The Vorticist group was formed in may 1914. The members were London-based artists who wanted to identify themselves as a distinct group in contrast to the then well established Italian Futurists, with which the Vorticists shared similar objectives. The label “Vorticisim” was coined by Ezra Pound in early 1914. It is generally considered that the Vorticists were current until 1917, the year of their American exhibition. The Vorticists were unfortunate in forming weeks before the outbreak of the First World War, and they did not outlast it.
The Vorticists were united in a mission to bring British art out of the Victorian era – in effect they wanted to update the country’s artistic taste buds, which had been lagging behind the continent where pictorial art and sculpture were concerned. They had already been doing this before they became the Vorticists. In the previous year, 1913, the group was known as the Rebels. Then in June, 1914, the Vorticist label was announced at the same time as the publishing of their magazine / manifesto, BLAST.

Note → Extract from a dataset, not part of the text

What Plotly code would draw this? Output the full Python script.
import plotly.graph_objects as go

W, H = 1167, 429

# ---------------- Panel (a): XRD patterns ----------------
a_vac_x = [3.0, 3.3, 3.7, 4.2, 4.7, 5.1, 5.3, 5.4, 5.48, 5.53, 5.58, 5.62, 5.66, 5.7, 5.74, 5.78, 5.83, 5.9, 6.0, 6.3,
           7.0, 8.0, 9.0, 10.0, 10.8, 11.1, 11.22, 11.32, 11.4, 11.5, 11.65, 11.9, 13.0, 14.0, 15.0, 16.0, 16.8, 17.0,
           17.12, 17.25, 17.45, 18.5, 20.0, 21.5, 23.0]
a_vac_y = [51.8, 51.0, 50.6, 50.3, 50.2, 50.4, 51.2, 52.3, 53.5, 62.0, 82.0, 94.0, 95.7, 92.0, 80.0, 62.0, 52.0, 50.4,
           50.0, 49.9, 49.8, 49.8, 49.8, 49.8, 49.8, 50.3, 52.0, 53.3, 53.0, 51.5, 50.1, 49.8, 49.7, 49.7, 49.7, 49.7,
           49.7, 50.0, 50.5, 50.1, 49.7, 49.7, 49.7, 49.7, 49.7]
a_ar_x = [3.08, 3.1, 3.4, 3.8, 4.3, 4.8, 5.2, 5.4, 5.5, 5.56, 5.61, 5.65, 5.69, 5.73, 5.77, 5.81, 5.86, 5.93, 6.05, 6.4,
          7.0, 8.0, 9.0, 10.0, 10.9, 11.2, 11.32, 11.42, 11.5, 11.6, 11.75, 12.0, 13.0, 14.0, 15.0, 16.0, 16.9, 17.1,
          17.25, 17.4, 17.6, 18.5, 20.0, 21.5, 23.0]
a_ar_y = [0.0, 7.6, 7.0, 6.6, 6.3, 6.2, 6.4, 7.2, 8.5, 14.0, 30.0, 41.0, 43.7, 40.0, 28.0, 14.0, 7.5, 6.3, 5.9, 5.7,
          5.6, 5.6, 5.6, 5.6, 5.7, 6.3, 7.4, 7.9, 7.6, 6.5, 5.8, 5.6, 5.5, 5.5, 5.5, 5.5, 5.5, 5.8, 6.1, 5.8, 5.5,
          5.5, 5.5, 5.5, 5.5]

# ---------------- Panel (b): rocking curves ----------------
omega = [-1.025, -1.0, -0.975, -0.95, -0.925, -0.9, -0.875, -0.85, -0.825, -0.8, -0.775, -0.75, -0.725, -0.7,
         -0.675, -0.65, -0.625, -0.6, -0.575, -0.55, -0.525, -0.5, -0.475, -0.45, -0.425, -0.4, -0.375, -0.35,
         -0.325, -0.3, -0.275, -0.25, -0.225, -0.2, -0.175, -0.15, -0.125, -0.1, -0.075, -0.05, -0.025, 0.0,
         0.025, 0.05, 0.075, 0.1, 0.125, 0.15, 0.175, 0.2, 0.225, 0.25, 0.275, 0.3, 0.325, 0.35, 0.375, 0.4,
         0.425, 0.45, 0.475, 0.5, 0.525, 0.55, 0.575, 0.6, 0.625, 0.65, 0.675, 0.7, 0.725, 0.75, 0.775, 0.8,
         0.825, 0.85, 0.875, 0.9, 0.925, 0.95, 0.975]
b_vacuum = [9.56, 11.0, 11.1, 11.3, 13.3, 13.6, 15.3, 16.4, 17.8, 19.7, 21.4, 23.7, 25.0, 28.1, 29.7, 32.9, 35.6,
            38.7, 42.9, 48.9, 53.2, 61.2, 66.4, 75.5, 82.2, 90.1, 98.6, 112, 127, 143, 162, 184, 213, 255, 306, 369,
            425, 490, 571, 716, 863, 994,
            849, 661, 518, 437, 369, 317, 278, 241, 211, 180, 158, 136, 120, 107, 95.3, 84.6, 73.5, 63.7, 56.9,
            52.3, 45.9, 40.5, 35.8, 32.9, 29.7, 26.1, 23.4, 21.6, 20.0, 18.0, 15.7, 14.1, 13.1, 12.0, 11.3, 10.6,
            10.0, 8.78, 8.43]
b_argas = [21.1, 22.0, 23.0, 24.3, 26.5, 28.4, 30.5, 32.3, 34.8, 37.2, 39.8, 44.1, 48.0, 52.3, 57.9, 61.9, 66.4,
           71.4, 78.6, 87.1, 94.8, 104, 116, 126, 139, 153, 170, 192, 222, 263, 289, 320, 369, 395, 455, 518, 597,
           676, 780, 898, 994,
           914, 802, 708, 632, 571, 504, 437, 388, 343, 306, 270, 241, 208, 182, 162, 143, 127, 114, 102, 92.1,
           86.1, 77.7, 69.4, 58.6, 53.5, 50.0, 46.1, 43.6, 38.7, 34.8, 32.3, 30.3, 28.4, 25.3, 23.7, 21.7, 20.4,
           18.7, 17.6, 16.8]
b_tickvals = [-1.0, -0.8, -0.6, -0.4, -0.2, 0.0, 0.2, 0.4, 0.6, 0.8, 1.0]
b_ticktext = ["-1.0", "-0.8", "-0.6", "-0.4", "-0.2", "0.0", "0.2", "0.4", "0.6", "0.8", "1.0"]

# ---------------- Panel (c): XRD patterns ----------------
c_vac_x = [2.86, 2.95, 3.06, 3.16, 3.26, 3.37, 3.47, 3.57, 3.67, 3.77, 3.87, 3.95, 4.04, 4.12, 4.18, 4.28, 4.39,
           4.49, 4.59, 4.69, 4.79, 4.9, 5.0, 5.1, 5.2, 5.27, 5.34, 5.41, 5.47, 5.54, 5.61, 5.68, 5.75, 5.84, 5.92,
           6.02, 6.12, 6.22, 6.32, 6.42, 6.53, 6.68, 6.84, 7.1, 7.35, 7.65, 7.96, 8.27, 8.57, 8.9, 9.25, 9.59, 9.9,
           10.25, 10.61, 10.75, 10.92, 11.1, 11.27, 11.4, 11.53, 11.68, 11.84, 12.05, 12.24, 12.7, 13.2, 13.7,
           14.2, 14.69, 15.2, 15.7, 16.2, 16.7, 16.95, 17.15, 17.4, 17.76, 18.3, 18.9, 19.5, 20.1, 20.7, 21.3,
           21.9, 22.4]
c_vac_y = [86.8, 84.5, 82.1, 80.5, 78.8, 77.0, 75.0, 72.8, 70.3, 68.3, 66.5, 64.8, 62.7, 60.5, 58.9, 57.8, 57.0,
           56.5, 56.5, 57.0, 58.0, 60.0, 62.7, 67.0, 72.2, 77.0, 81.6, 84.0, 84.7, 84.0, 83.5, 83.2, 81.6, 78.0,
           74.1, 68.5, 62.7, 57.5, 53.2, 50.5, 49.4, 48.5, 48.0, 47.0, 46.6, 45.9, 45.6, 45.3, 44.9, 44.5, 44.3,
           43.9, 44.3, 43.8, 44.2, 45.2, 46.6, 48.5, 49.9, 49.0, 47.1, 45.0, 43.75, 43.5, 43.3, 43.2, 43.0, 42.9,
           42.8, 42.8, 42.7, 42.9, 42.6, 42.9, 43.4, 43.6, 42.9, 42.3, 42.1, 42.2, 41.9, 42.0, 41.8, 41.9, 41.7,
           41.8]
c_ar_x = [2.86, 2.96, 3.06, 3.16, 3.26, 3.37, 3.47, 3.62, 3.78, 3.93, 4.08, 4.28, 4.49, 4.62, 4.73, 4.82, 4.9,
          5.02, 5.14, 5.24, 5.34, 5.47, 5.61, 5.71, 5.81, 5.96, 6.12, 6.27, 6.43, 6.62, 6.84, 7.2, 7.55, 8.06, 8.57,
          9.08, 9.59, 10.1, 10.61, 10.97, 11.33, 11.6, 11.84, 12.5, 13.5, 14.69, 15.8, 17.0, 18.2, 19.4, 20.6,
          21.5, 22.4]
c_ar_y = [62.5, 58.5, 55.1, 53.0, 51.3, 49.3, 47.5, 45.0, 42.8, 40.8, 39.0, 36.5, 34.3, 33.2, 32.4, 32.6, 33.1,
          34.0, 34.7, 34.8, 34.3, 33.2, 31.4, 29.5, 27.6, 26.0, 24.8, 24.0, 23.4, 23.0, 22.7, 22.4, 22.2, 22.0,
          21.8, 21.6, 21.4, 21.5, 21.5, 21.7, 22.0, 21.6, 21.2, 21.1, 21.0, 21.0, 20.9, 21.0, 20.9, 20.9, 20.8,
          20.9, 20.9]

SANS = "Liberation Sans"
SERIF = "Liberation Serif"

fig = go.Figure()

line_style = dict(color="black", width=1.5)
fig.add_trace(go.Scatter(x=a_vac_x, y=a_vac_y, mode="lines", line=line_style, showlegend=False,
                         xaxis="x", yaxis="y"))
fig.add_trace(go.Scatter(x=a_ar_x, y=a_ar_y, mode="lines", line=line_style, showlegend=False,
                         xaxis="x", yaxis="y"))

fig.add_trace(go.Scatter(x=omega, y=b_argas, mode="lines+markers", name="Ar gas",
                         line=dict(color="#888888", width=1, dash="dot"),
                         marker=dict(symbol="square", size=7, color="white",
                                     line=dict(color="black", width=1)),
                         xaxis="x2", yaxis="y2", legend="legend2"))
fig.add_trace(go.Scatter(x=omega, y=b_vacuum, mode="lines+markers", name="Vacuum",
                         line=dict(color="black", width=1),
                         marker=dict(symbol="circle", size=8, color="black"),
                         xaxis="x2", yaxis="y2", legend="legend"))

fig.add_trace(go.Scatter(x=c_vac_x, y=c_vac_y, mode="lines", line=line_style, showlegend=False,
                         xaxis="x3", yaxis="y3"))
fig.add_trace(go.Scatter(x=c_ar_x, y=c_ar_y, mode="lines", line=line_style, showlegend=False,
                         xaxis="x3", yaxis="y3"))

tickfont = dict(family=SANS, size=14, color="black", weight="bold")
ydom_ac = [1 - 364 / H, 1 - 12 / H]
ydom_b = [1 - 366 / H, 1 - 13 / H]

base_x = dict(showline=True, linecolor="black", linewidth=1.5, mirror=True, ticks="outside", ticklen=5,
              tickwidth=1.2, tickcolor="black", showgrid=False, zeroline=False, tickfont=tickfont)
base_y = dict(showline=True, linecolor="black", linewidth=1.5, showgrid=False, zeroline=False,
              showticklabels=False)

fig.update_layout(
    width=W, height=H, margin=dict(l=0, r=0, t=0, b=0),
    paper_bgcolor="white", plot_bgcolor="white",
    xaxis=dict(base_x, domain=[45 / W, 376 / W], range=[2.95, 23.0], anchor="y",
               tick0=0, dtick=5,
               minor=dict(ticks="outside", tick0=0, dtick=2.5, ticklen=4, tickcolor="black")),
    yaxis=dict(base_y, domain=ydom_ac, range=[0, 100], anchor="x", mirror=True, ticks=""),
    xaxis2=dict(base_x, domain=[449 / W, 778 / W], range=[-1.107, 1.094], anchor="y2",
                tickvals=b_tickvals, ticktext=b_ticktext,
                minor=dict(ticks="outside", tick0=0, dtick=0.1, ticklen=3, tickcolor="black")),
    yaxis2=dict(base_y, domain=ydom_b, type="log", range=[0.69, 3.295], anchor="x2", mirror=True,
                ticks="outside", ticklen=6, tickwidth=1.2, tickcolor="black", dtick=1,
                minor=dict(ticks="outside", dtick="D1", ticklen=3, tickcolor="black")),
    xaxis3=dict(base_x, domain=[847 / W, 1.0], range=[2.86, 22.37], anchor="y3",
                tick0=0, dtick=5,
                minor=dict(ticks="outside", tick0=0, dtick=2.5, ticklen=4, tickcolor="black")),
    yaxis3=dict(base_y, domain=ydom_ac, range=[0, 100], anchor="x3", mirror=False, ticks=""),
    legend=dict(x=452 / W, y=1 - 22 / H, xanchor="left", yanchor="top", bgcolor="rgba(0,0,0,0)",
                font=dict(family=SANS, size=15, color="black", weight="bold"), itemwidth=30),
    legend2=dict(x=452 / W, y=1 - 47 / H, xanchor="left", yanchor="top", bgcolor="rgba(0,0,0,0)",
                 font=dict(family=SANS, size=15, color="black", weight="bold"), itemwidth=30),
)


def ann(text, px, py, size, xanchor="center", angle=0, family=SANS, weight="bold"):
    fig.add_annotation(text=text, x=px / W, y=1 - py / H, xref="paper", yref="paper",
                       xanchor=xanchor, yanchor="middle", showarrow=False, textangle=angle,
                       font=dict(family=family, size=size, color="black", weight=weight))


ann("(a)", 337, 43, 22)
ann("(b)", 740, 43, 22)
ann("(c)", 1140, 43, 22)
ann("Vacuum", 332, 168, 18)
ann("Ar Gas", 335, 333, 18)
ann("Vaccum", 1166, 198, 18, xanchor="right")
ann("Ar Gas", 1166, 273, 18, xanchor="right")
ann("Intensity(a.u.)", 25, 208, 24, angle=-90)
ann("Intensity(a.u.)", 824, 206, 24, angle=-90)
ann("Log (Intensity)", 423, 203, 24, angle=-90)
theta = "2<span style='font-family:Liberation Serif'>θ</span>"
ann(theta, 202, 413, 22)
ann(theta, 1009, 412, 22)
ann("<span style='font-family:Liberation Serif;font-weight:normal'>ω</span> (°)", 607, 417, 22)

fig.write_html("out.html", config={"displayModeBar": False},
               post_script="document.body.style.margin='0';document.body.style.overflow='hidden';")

BLAST was the groups’ magazine / manifesto. It was edited by Wyndham Lewis and was produced as a large “Puce Monster” that had ‘BLAST’ printed diagonally on the cover. Inside its large pages, amongst many articles and illustrations of their art, was a series of pages where the group either ‘blasted’ or ‘blessed’ people and institutions. It was an idea adapted from the Futurists who were also trying to make a name for themselves using similar methods at this time in London and Italy. Although not all BLASTS actually sold (most were probably given away!), the magazine had enormous influence on subsequent movements, who would feel incomplete without a magazine of their own. The Vorticists were able to publicize themselves, and their aims and objectives more easily with their own magazine. Before the internet, this was how publicity worked.
The Vorticists created a new aesthetic virtually overnight (let us remember they only existed as a group for six weeks of peace time) and their industrious output caused their art to be seen in many places. Meanwhile they declared war on the Futurists, were involved in supporting women in their fight for universal suffrage, and were busy developing new ideas in sculpture.
Democratisation of Art
The curiosity of newspaper editors and the public in general made Vorticist painters the first 20th century British Art celebrities. They were loved or loathed by the public much like a modern day Turner Prize winner. For a few months, the idea of enigmatic abstract paintings executed by bohemian prophets whilst intoning mysterious terms like ‘vorticism’ completely gripped the imagination of the public. The popular press featured cartoons, reviews and articles about artists and the exhibitions they appeared in. Although the tone of such content was often uncomplimentary, the fact they were publishing such content pointed to a vigorous ongoing debate about art, and its place in society. Let’s not forget that a school education had been mandatory for all children in Britain for at least a generation, which meant more people than ever had the capability to read books, newspapers and periodicals and follow interests. Working people now had time to research their interests; museums and libraries were free, and there was a proliferation of books, magazines and periodicals of all kinds. A new art-empowered public had been fostered by the many recent exhibitions of modern art, especially Frank Rutter’s Post-Impressionist exhibitions held in London and Manchester. The Vorticist artists were from all levels of society, and the movement could be presented as a classless entity in a still hugely class-conscious society. In this climate of democratisation, art now belonged to all, rather than a favoured elite. More people could engage in the debate.
War and After
That other big activity of 1914, War, effectively killed the Vorticist movement. Although Vorticism had its own exhibitions in wartime, in 1915 in London (and another in New York in 1917) these were almost formalities. After the War, Vorticism struggled, and it seems now that a general embarrassment of its pre-war exuberance led its exponents to abandon Vorticism, and more unfortunately, some of its artistic achievements.
However, one hundred years later, we can begin to see how much Vorticism achieved in its few months’ existence. It was an important, internationally known art movement, which can claim some credit in laying the common foundations of Modernist Art.
Vorticism produced the first British abstracts.
Vorticism was the first multi-media art movement in Britain, using pictorial art, sculpture and the printed word.
Vorticist artists saw themselves as revolutionary educationalists as much as artists, teaching the public a new graphic language that spoke of the Modern Age.